| What you need to do |
Can you print the data exactly and leave out each image?

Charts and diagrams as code
_ _ _ _ _

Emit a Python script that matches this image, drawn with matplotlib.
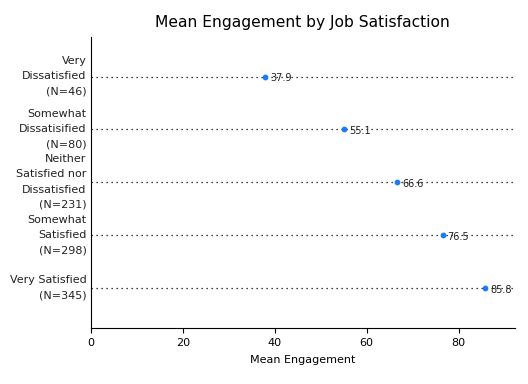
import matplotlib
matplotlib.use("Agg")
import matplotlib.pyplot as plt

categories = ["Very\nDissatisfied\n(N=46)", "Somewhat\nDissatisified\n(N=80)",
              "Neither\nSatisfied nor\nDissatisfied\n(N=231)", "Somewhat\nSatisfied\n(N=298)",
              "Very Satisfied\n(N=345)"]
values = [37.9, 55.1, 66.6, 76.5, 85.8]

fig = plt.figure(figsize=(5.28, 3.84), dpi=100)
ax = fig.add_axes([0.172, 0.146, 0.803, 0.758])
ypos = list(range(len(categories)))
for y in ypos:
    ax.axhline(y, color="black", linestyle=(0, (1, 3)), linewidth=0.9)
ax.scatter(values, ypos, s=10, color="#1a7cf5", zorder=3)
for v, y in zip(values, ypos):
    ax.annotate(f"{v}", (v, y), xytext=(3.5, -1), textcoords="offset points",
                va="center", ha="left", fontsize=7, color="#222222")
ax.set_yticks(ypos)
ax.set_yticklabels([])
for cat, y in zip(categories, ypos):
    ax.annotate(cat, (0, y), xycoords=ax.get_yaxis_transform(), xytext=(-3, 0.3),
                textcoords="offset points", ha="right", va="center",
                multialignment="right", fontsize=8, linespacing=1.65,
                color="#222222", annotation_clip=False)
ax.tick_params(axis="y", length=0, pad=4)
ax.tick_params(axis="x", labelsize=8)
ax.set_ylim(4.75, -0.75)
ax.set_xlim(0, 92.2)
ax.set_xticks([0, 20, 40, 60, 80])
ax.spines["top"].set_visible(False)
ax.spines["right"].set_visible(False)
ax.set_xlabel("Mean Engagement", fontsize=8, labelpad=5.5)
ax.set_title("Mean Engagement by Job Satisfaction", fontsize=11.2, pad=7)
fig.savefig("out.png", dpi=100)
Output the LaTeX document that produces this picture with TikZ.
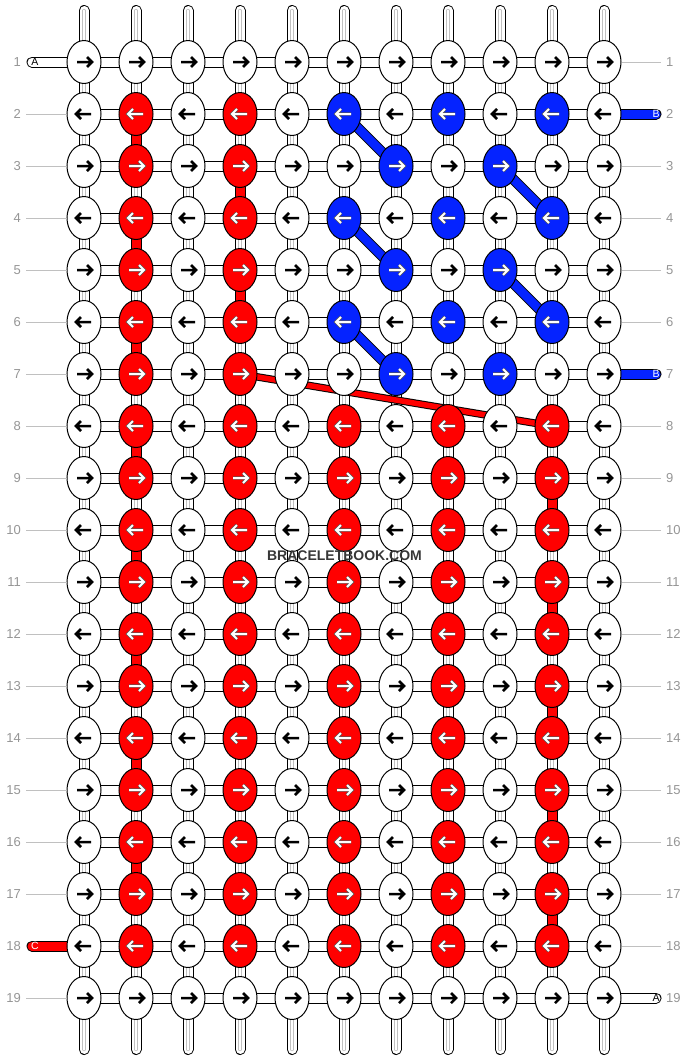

_ _ _ _ _

| Written reply |
Emit a Python script that matches this image, drawn with matplotlib.
import matplotlib
matplotlib.use("Agg")
import matplotlib.pyplot as plt

categories = ["Very\nDissatisfied\n(N=46)", "Somewhat\nDissatisified\n(N=80)",
              "Neither\nSatisfied nor\nDissatisfied\n(N=231)", "Somewhat\nSatisfied\n(N=298)",
              "Very Satisfied\n(N=345)"]
values = [37.9, 55.1, 66.6, 76.5, 85.8]

fig = plt.figure(figsize=(5.28, 3.84), dpi=100)
ax = fig.add_axes([0.172, 0.146, 0.803, 0.758])
ypos = list(range(len(categories)))
for y in ypos:
    ax.axhline(y, color="black", linestyle=(0, (1, 3)), linewidth=0.9)
ax.scatter(values, ypos, s=10, color="#1a7cf5", zorder=3)
for v, y in zip(values, ypos):
    ax.annotate(f"{v}", (v, y), xytext=(3.5, -1), textcoords="offset points",
                va="center", ha="left", fontsize=7, color="#222222")
ax.set_yticks(ypos)
ax.set_yticklabels([])
for cat, y in zip(categories, ypos):
    ax.annotate(cat, (0, y), xycoords=ax.get_yaxis_transform(), xytext=(-3, 0.3),
                textcoords="offset points", ha="right", va="center",
                multialignment="right", fontsize=8, linespacing=1.65,
                color="#222222", annotation_clip=False)
ax.tick_params(axis="y", length=0, pad=4)
ax.tick_params(axis="x", labelsize=8)
ax.set_ylim(4.75, -0.75)
ax.set_xlim(0, 92.2)
ax.set_xticks([0, 20, 40, 60, 80])
ax.spines["top"].set_visible(False)
ax.spines["right"].set_visible(False)
ax.set_xlabel("Mean Engagement", fontsize=8, labelpad=5.5)
ax.set_title("Mean Engagement by Job Satisfaction", fontsize=11.2, pad=7)
fig.savefig("out.png", dpi=100)
Output the LaTeX document that produces this picture with TikZ.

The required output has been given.